::: Data segment :::
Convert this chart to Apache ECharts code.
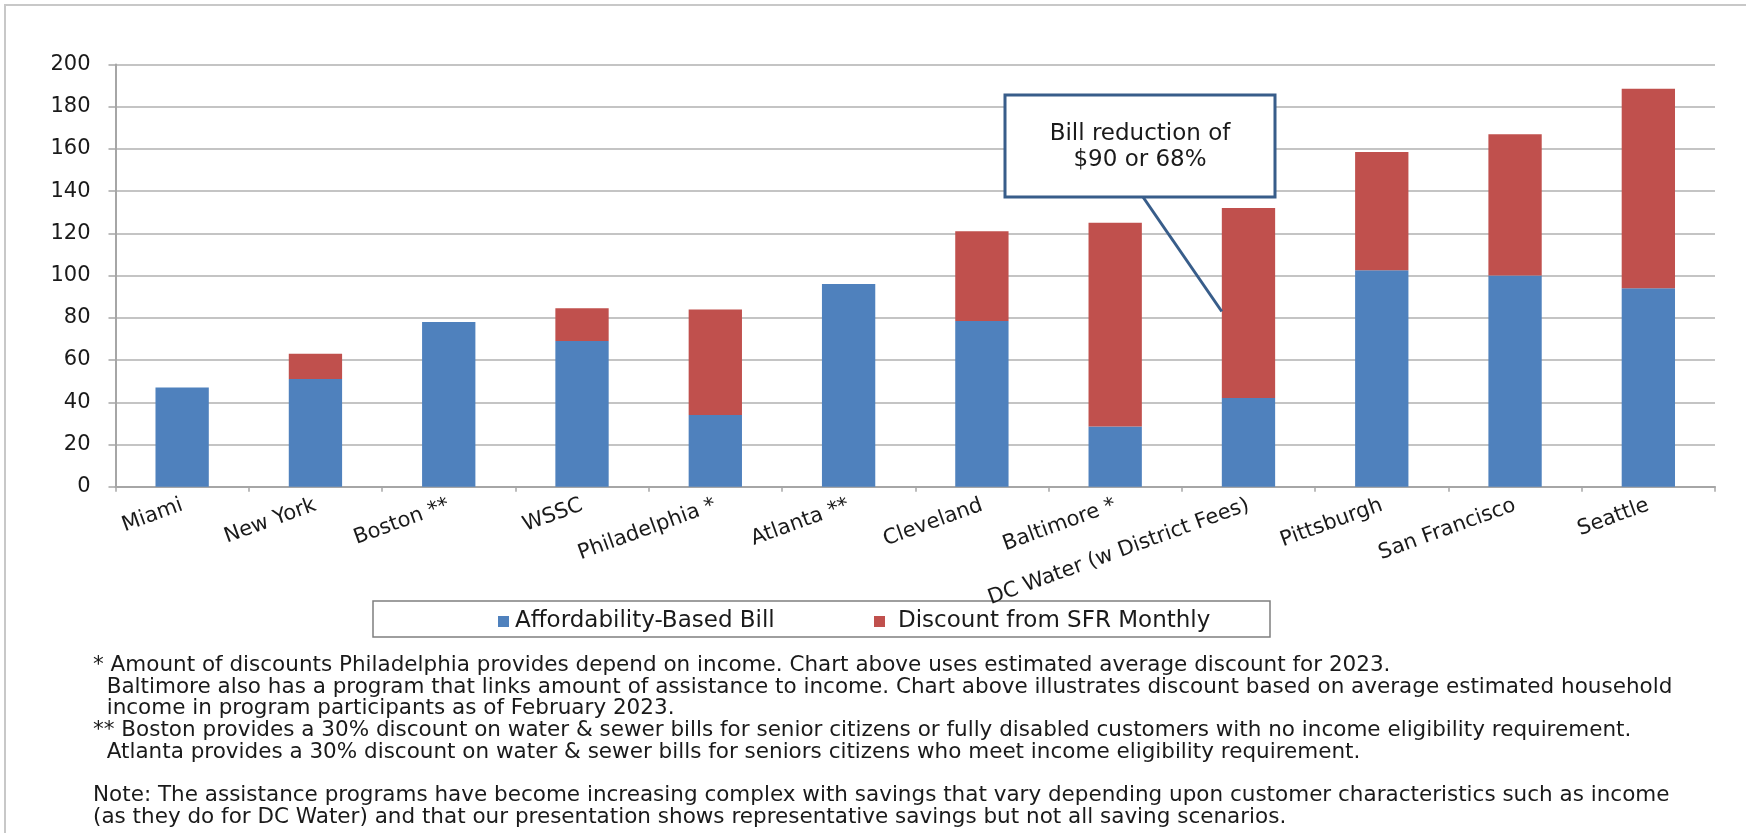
<!DOCTYPE html>
<html>
<head>
<meta charset="utf-8">
<script src="https://cdn.jsdelivr.net/npm/echarts@6/dist/echarts.min.js"></script>
<style>
  html, body { margin: 0; padding: 0; background: #ffffff; }
  #chart { width: 1746px; height: 833px; }
</style>
</head>
<body>
<div id="chart"></div>
<script>
// ---- data ----
const categories = ['Miami', 'New York', 'Boston **', 'WSSC', 'Philadelphia *', 'Atlanta **', 'Cleveland', 'Baltimore *', 'DC Water (w District Fees)', 'Pittsburgh', 'San Francisco', 'Seattle'];
const affordabilityBill = [47, 51, 78, 69, 34, 96, 78.5, 28.5, 42, 102.5, 100, 94];
const sfrDiscount = [0, 12, 0, 15.5, 50, 0, 42.5, 96.5, 90, 56, 67, 94.5];
const seriesNames = ['Affordability-Based Bill', 'Discount from SFR Monthly'];
const yTicks = { min: 0, max: 200, interval: 20 };
const calloutLines = ['Bill reduction of', '$90 or 68%'];
const calloutCategory = 'DC Water (w District Fees)';
const calloutValue = 83;
const footnotes = [
  '* Amount of discounts Philadelphia provides depend on income. Chart above uses estimated average discount for 2023.',
  '  Baltimore also has a program that links amount of assistance to income. Chart above illustrates discount based on average estimated household',
  '  income in program participants as of February 2023.',
  '** Boston provides a 30% discount on water & sewer bills for senior citizens or fully disabled customers with no income eligibility requirement.',
  '  Atlanta provides a 30% discount on water & sewer bills for seniors citizens who meet income eligibility requirement.',
  '',
  'Note: The assistance programs have become increasing complex with savings that vary depending upon customer characteristics such as income',
  '(as they do for DC Water) and that our presentation shows representative savings but not all saving scenarios.'
];

// ---- chart ----
const FONT = 'DejaVu Sans';
const chart = echarts.init(document.getElementById('chart'), null, { renderer: 'canvas' });

const footY = [665, 687, 708.5, 730.5, 752.5, 774, 795.5, 817.5];
const footGraphics = footnotes.map((t, i) => ({
  type: 'text',
  x: 93,
  y: footY[i],
  silent: true,
  style: { text: t, fill: '#1a1a1a', font: '21.5px "DejaVu Sans"', verticalAlign: 'middle' }
}));

const option = {
  backgroundColor: '#ffffff',
  animation: false,
  grid: { left: 115.5, right: 31, top: 64.5, bottom: 346.3 },
  legend: [
    {
      data: [seriesNames[0]], left: 498, top: 610, padding: 0,
      itemWidth: 11, itemHeight: 11, icon: 'rect',
      textStyle: { fontFamily: FONT, fontSize: 23, color: '#1a1a1a', padding: [0, 0, 0, 1] }
    },
    {
      data: [seriesNames[1]], left: 874, top: 610, padding: 0,
      itemWidth: 11, itemHeight: 11, icon: 'rect',
      textStyle: { fontFamily: FONT, fontSize: 23, color: '#1a1a1a', padding: [0, 0, 0, 8] }
    }
  ],
  xAxis: {
    type: 'category',
    data: categories,
    boundaryGap: true,
    axisLine: { lineStyle: { color: '#a6a6a6', width: 2 } },
    axisTick: { show: true, alignWithLabel: false, length: 5, lineStyle: { color: '#a6a6a6', width: 1.5 } },
    axisLabel: {
      interval: 0, rotate: 20, margin: 18,
      fontFamily: FONT, fontSize: 21, color: '#1a1a1a'
    }
  },
  yAxis: {
    type: 'value',
    min: yTicks.min, max: yTicks.max, interval: yTicks.interval,
    axisLine: { show: true, lineStyle: { color: '#a6a6a6', width: 2 } },
    axisTick: { show: true, length: 7, lineStyle: { color: '#a6a6a6', width: 1.5 } },
    splitLine: { show: true, lineStyle: { color: '#c4c4c4', width: 2 } },
    axisLabel: { margin: 25, fontFamily: FONT, fontSize: 21, color: '#1a1a1a' }
  },
  series: [
    {
      name: seriesNames[0], type: 'bar', stack: 'total', barWidth: '40%',
      itemStyle: { color: '#4f81bd' }, data: affordabilityBill
    },
    {
      name: seriesNames[1], type: 'bar', stack: 'total', barWidth: '40%',
      itemStyle: { color: '#c0504d' }, data: sfrDiscount
    }
  ],
  graphic: []
};
chart.setOption(option);

// annotation anchored to the DC Water bar
const anchor = chart.convertToPixel({ seriesIndex: 1 }, [calloutCategory, calloutValue]);
const bandW = chart.convertToPixel({ xAxisIndex: 0 }, categories[1]) - chart.convertToPixel({ xAxisIndex: 0 }, categories[0]);
const tipX = anchor[0] - bandW * 0.2;
const tipY = anchor[1];
const box = { x: 1005, y: 95, w: 270, h: 102 };

chart.setOption({
  graphic: [
    {
      type: 'rect', silent: true, z: 0,
      shape: { x: 5, y: 5, width: 1800, height: 900 },
      style: { fill: 'none', stroke: '#c8c8c8', lineWidth: 2 }
    },
    {
      type: 'rect', silent: true, z: 0,
      shape: { x: 373, y: 601, width: 897, height: 36 },
      style: { fill: 'none', stroke: '#7f7f7f', lineWidth: 1.5 }
    },
    {
      type: 'line', silent: true, z: 100,
      shape: { x1: 1143, y1: box.y + box.h, x2: tipX, y2: tipY },
      style: { stroke: '#385d8a', lineWidth: 3 }
    },
    {
      type: 'rect', silent: true, z: 101,
      shape: { x: box.x, y: box.y, width: box.w, height: box.h },
      style: { fill: '#ffffff', stroke: '#385d8a', lineWidth: 3 }
    },
    {
      type: 'text', silent: true, z: 102,
      x: box.x + box.w / 2, y: 134,
      style: { text: calloutLines[0], fill: '#1a1a1a', font: '23px "DejaVu Sans"', align: 'center', verticalAlign: 'middle' }
    },
    {
      type: 'text', silent: true, z: 102,
      x: box.x + box.w / 2, y: 160,
      style: { text: calloutLines[1], fill: '#1a1a1a', font: '23px "DejaVu Sans"', align: 'center', verticalAlign: 'middle' }
    }
  ].concat(footGraphics)
});
</script>
</body>
</html>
:::
• **Directions for this task**
Print the listing above in full, exactly as written. Omit any pictures.

• **The reply**
Convert this chart to Apache ECharts code.
<!DOCTYPE html>
<html>
<head>
<meta charset="utf-8">
<script src="https://cdn.jsdelivr.net/npm/echarts@6/dist/echarts.min.js"></script>
<style>
  html, body { margin: 0; padding: 0; background: #ffffff; }
  #chart { width: 1746px; height: 833px; }
</style>
</head>
<body>
<div id="chart"></div>
<script>
// ---- data ----
const categories = ['Miami', 'New York', 'Boston **', 'WSSC', 'Philadelphia *', 'Atlanta **', 'Cleveland', 'Baltimore *', 'DC Water (w District Fees)', 'Pittsburgh', 'San Francisco', 'Seattle'];
const affordabilityBill = [47, 51, 78, 69, 34, 96, 78.5, 28.5, 42, 102.5, 100, 94];
const sfrDiscount = [0, 12, 0, 15.5, 50, 0, 42.5, 96.5, 90, 56, 67, 94.5];
const seriesNames = ['Affordability-Based Bill', 'Discount from SFR Monthly'];
const yTicks = { min: 0, max: 200, interval: 20 };
const calloutLines = ['Bill reduction of', '$90 or 68%'];
const calloutCategory = 'DC Water (w District Fees)';
const calloutValue = 83;
const footnotes = [
  '* Amount of discounts Philadelphia provides depend on income. Chart above uses estimated average discount for 2023.',
  '  Baltimore also has a program that links amount of assistance to income. Chart above illustrates discount based on average estimated household',
  '  income in program participants as of February 2023.',
  '** Boston provides a 30% discount on water & sewer bills for senior citizens or fully disabled customers with no income eligibility requirement.',
  '  Atlanta provides a 30% discount on water & sewer bills for seniors citizens who meet income eligibility requirement.',
  '',
  'Note: The assistance programs have become increasing complex with savings that vary depending upon customer characteristics such as income',
  '(as they do for DC Water) and that our presentation shows representative savings but not all saving scenarios.'
];

// ---- chart ----
const FONT = 'DejaVu Sans';
const chart = echarts.init(document.getElementById('chart'), null, { renderer: 'canvas' });

const footY = [665, 687, 708.5, 730.5, 752.5, 774, 795.5, 817.5];
const footGraphics = footnotes.map((t, i) => ({
  type: 'text',
  x: 93,
  y: footY[i],
  silent: true,
  style: { text: t, fill: '#1a1a1a', font: '21.5px "DejaVu Sans"', verticalAlign: 'middle' }
}));

const option = {
  backgroundColor: '#ffffff',
  animation: false,
  grid: { left: 115.5, right: 31, top: 64.5, bottom: 346.3 },
  legend: [
    {
      data: [seriesNames[0]], left: 498, top: 610, padding: 0,
      itemWidth: 11, itemHeight: 11, icon: 'rect',
      textStyle: { fontFamily: FONT, fontSize: 23, color: '#1a1a1a', padding: [0, 0, 0, 1] }
    },
    {
      data: [seriesNames[1]], left: 874, top: 610, padding: 0,
      itemWidth: 11, itemHeight: 11, icon: 'rect',
      textStyle: { fontFamily: FONT, fontSize: 23, color: '#1a1a1a', padding: [0, 0, 0, 8] }
    }
  ],
  xAxis: {
    type: 'category',
    data: categories,
    boundaryGap: true,
    axisLine: { lineStyle: { color: '#a6a6a6', width: 2 } },
    axisTick: { show: true, alignWithLabel: false, length: 5, lineStyle: { color: '#a6a6a6', width: 1.5 } },
    axisLabel: {
      interval: 0, rotate: 20, margin: 18,
      fontFamily: FONT, fontSize: 21, color: '#1a1a1a'
    }
  },
  yAxis: {
    type: 'value',
    min: yTicks.min, max: yTicks.max, interval: yTicks.interval,
    axisLine: { show: true, lineStyle: { color: '#a6a6a6', width: 2 } },
    axisTick: { show: true, length: 7, lineStyle: { color: '#a6a6a6', width: 1.5 } },
    splitLine: { show: true, lineStyle: { color: '#c4c4c4', width: 2 } },
    axisLabel: { margin: 25, fontFamily: FONT, fontSize: 21, color: '#1a1a1a' }
  },
  series: [
    {
      name: seriesNames[0], type: 'bar', stack: 'total', barWidth: '40%',
      itemStyle: { color: '#4f81bd' }, data: affordabilityBill
    },
    {
      name: seriesNames[1], type: 'bar', stack: 'total', barWidth: '40%',
      itemStyle: { color: '#c0504d' }, data: sfrDiscount
    }
  ],
  graphic: []
};
chart.setOption(option);

// annotation anchored to the DC Water bar
const anchor = chart.convertToPixel({ seriesIndex: 1 }, [calloutCategory, calloutValue]);
const bandW = chart.convertToPixel({ xAxisIndex: 0 }, categories[1]) - chart.convertToPixel({ xAxisIndex: 0 }, categories[0]);
const tipX = anchor[0] - bandW * 0.2;
const tipY = anchor[1];
const box = { x: 1005, y: 95, w: 270, h: 102 };

chart.setOption({
  graphic: [
    {
      type: 'rect', silent: true, z: 0,
      shape: { x: 5, y: 5, width: 1800, height: 900 },
      style: { fill: 'none', stroke: '#c8c8c8', lineWidth: 2 }
    },
    {
      type: 'rect', silent: true, z: 0,
      shape: { x: 373, y: 601, width: 897, height: 36 },
      style: { fill: 'none', stroke: '#7f7f7f', lineWidth: 1.5 }
    },
    {
      type: 'line', silent: true, z: 100,
      shape: { x1: 1143, y1: box.y + box.h, x2: tipX, y2: tipY },
      style: { stroke: '#385d8a', lineWidth: 3 }
    },
    {
      type: 'rect', silent: true, z: 101,
      shape: { x: box.x, y: box.y, width: box.w, height: box.h },
      style: { fill: '#ffffff', stroke: '#385d8a', lineWidth: 3 }
    },
    {
      type: 'text', silent: true, z: 102,
      x: box.x + box.w / 2, y: 134,
      style: { text: calloutLines[0], fill: '#1a1a1a', font: '23px "DejaVu Sans"', align: 'center', verticalAlign: 'middle' }
    },
    {
      type: 'text', silent: true, z: 102,
      x: box.x + box.w / 2, y: 160,
      style: { text: calloutLines[1], fill: '#1a1a1a', font: '23px "DejaVu Sans"', align: 'center', verticalAlign: 'middle' }
    }
  ].concat(footGraphics)
});
</script>
</body>
</html>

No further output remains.